Task instructions
Reproduce the listing below character for character; drop every image.

Recorded data

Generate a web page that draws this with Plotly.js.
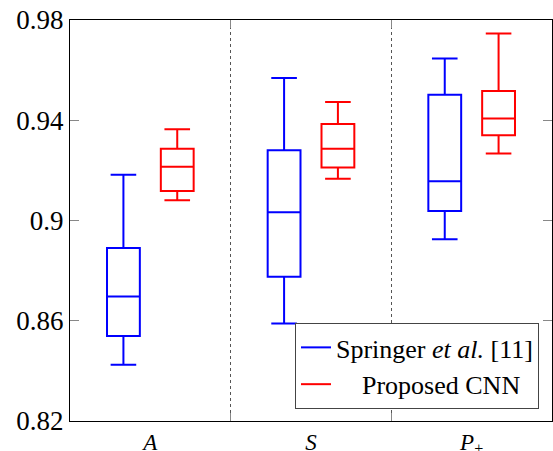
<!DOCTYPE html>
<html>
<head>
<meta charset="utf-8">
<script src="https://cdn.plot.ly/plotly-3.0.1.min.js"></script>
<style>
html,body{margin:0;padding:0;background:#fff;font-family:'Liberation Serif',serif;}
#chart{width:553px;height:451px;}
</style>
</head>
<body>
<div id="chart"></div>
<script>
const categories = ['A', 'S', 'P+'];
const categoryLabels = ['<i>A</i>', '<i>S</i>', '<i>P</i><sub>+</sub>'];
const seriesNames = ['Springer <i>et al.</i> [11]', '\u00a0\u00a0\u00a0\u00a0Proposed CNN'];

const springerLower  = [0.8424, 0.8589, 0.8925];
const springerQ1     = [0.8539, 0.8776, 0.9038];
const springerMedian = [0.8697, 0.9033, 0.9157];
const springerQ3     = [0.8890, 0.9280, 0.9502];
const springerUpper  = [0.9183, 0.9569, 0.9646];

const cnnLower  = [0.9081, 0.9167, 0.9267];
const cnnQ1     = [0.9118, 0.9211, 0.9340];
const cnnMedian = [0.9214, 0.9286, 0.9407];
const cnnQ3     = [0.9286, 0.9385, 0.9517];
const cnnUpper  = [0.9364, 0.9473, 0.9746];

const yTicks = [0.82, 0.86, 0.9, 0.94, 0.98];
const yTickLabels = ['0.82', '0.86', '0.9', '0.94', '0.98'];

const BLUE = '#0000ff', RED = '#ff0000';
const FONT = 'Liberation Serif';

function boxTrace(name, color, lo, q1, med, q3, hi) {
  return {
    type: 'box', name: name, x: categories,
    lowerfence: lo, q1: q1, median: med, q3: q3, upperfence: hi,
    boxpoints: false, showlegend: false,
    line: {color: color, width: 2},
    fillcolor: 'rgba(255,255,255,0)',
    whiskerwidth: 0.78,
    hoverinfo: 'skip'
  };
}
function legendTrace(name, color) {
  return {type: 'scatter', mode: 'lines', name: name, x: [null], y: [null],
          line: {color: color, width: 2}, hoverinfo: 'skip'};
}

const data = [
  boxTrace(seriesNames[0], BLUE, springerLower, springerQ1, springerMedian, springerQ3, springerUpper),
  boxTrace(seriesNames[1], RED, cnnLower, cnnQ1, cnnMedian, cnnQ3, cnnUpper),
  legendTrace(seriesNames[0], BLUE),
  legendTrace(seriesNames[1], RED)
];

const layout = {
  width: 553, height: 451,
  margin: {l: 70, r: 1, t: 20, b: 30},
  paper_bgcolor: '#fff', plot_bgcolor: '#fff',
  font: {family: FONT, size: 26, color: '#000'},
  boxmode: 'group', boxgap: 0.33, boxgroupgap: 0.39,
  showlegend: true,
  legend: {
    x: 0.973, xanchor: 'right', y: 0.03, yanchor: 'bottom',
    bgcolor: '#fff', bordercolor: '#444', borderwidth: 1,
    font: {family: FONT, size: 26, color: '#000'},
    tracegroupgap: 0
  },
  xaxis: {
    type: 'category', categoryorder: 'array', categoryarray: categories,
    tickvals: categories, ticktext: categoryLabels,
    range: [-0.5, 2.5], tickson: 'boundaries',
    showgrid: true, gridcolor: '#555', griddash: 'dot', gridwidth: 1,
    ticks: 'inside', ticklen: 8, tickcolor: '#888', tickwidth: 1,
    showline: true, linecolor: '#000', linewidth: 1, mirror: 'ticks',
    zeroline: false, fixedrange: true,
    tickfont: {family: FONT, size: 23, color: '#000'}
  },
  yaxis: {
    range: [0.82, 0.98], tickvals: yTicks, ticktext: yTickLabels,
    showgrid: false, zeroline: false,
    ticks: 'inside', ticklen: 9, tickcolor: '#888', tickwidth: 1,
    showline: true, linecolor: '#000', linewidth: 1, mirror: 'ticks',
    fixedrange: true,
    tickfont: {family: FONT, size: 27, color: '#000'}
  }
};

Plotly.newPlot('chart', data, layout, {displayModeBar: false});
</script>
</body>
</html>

The output
Generate a web page that draws this with Plotly.js.
<!DOCTYPE html>
<html>
<head>
<meta charset="utf-8">
<script src="https://cdn.plot.ly/plotly-3.0.1.min.js"></script>
<style>
html,body{margin:0;padding:0;background:#fff;font-family:'Liberation Serif',serif;}
#chart{width:553px;height:451px;}
</style>
</head>
<body>
<div id="chart"></div>
<script>
const categories = ['A', 'S', 'P+'];
const categoryLabels = ['<i>A</i>', '<i>S</i>', '<i>P</i><sub>+</sub>'];
const seriesNames = ['Springer <i>et al.</i> [11]', '\u00a0\u00a0\u00a0\u00a0Proposed CNN'];

const springerLower  = [0.8424, 0.8589, 0.8925];
const springerQ1     = [0.8539, 0.8776, 0.9038];
const springerMedian = [0.8697, 0.9033, 0.9157];
const springerQ3     = [0.8890, 0.9280, 0.9502];
const springerUpper  = [0.9183, 0.9569, 0.9646];

const cnnLower  = [0.9081, 0.9167, 0.9267];
const cnnQ1     = [0.9118, 0.9211, 0.9340];
const cnnMedian = [0.9214, 0.9286, 0.9407];
const cnnQ3     = [0.9286, 0.9385, 0.9517];
const cnnUpper  = [0.9364, 0.9473, 0.9746];

const yTicks = [0.82, 0.86, 0.9, 0.94, 0.98];
const yTickLabels = ['0.82', '0.86', '0.9', '0.94', '0.98'];

const BLUE = '#0000ff', RED = '#ff0000';
const FONT = 'Liberation Serif';

function boxTrace(name, color, lo, q1, med, q3, hi) {
  return {
    type: 'box', name: name, x: categories,
    lowerfence: lo, q1: q1, median: med, q3: q3, upperfence: hi,
    boxpoints: false, showlegend: false,
    line: {color: color, width: 2},
    fillcolor: 'rgba(255,255,255,0)',
    whiskerwidth: 0.78,
    hoverinfo: 'skip'
  };
}
function legendTrace(name, color) {
  return {type: 'scatter', mode: 'lines', name: name, x: [null], y: [null],
          line: {color: color, width: 2}, hoverinfo: 'skip'};
}

const data = [
  boxTrace(seriesNames[0], BLUE, springerLower, springerQ1, springerMedian, springerQ3, springerUpper),
  boxTrace(seriesNames[1], RED, cnnLower, cnnQ1, cnnMedian, cnnQ3, cnnUpper),
  legendTrace(seriesNames[0], BLUE),
  legendTrace(seriesNames[1], RED)
];

const layout = {
  width: 553, height: 451,
  margin: {l: 70, r: 1, t: 20, b: 30},
  paper_bgcolor: '#fff', plot_bgcolor: '#fff',
  font: {family: FONT, size: 26, color: '#000'},
  boxmode: 'group', boxgap: 0.33, boxgroupgap: 0.39,
  showlegend: true,
  legend: {
    x: 0.973, xanchor: 'right', y: 0.03, yanchor: 'bottom',
    bgcolor: '#fff', bordercolor: '#444', borderwidth: 1,
    font: {family: FONT, size: 26, color: '#000'},
    tracegroupgap: 0
  },
  xaxis: {
    type: 'category', categoryorder: 'array', categoryarray: categories,
    tickvals: categories, ticktext: categoryLabels,
    range: [-0.5, 2.5], tickson: 'boundaries',
    showgrid: true, gridcolor: '#555', griddash: 'dot', gridwidth: 1,
    ticks: 'inside', ticklen: 8, tickcolor: '#888', tickwidth: 1,
    showline: true, linecolor: '#000', linewidth: 1, mirror: 'ticks',
    zeroline: false, fixedrange: true,
    tickfont: {family: FONT, size: 23, color: '#000'}
  },
  yaxis: {
    range: [0.82, 0.98], tickvals: yTicks, ticktext: yTickLabels,
    showgrid: false, zeroline: false,
    ticks: 'inside', ticklen: 9, tickcolor: '#888', tickwidth: 1,
    showline: true, linecolor: '#000', linewidth: 1, mirror: 'ticks',
    fixedrange: true,
    tickfont: {family: FONT, size: 27, color: '#000'}
  }
};

Plotly.newPlot('chart', data, layout, {displayModeBar: false});
</script>
</body>
</html>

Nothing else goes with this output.